二つ目に、新しい発想をつぶすことになるという点だ。

権威づけられていない人の考えた素晴らしい発想も、権威的思考をしている人にとっては、注目する必要のないものとなり、悪ければ権威に反する異端とみなされてしまうだろう。スコラ哲学を見ても明らかであろう。

三つ目に、この思考を良しとしてしまうと、人を説得するために最も効率的なことは、権力を握ることだという結論になってしまう。

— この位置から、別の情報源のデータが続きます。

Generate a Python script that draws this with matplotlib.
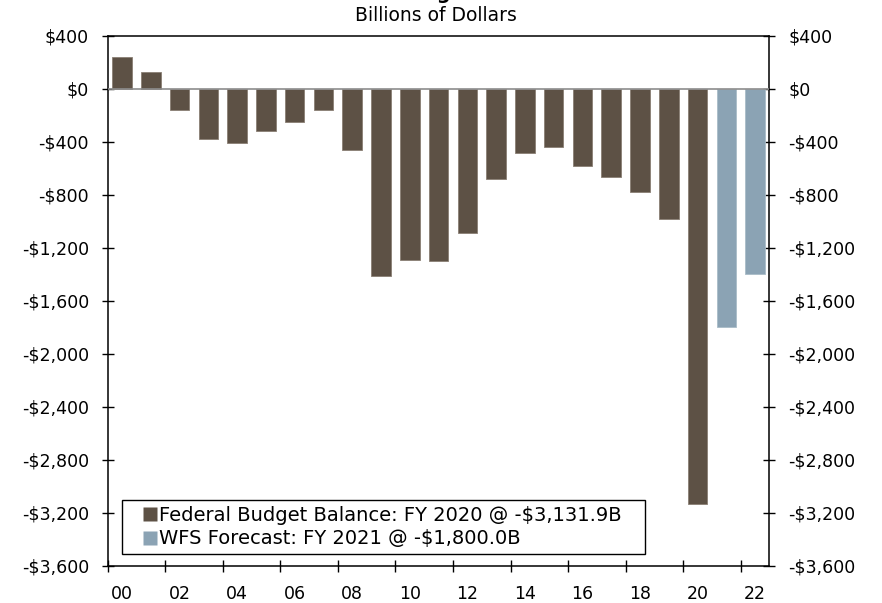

これは、もともと最適な解を目指すはずの思考法において、思考自体が軽視されており、この思考をしていないものにとっても悪影響をおよぼすものであるといえるだろう。

 

そして、この権威的思考から脱するために良い方法としては、論理的思考法がある。

論理的思考法の始め方は非常に簡単だ。

何に対してもいいので、”なぜ?”と自分が納得できるまで、権威が理由でなくなるまで問うてみるといいのだ。

例えば、なぜ空は青いのか。

なぜ人は生きるのか。

なぜ地球は丸いのか。

何度も自分に問いかけてみる。

答えにたどりつこうとしてみる。

答えにたどり着けなかったとしても、現時点での自分の思考の限界を知ることができる。

その自分の論理の幅を大事に抱えて生きることが、民主主義において、協調社会においてとても重要となってくるのである。

 

歴史的思考

次に、歴史的思考について述べる。

この思考は、統計的な考え方をして、答えにたどり着く。

例えば、昨日もおとといも太陽が空にあったから、明日も太陽が空に違いない。というものだ。

この思考法は、何度も繰り返し起こっていることは、今後も起こり続けるに違いないということだ。

この思考法は、短時間で強力な説得力をもち、権威的ではないため有効だが、かなりの注意が必要である。

なぜなら、この思考法は、常に権威的になる危険性を秘めているからだ。

実際、長い間地球を中心に太陽が回っていると考えられてきた。

肌の白い人種だけが人間だと考えられてきた。

これらも歴史的思考だ。

歴史的思考はみなさんも日常でよく用いている。

店やアプリを選ぶ際、ほかの人の評価や口コミをみて、利用するかどうかを決める。

何度か正しいことを言った人の発言を、次も正しいだろうと判断する。

これはここで歴史的思考と呼ぶものだ。

しかし、常に権威的思考へと変わる可能性を考慮しながら、用いる必要があることは、いうまでもない。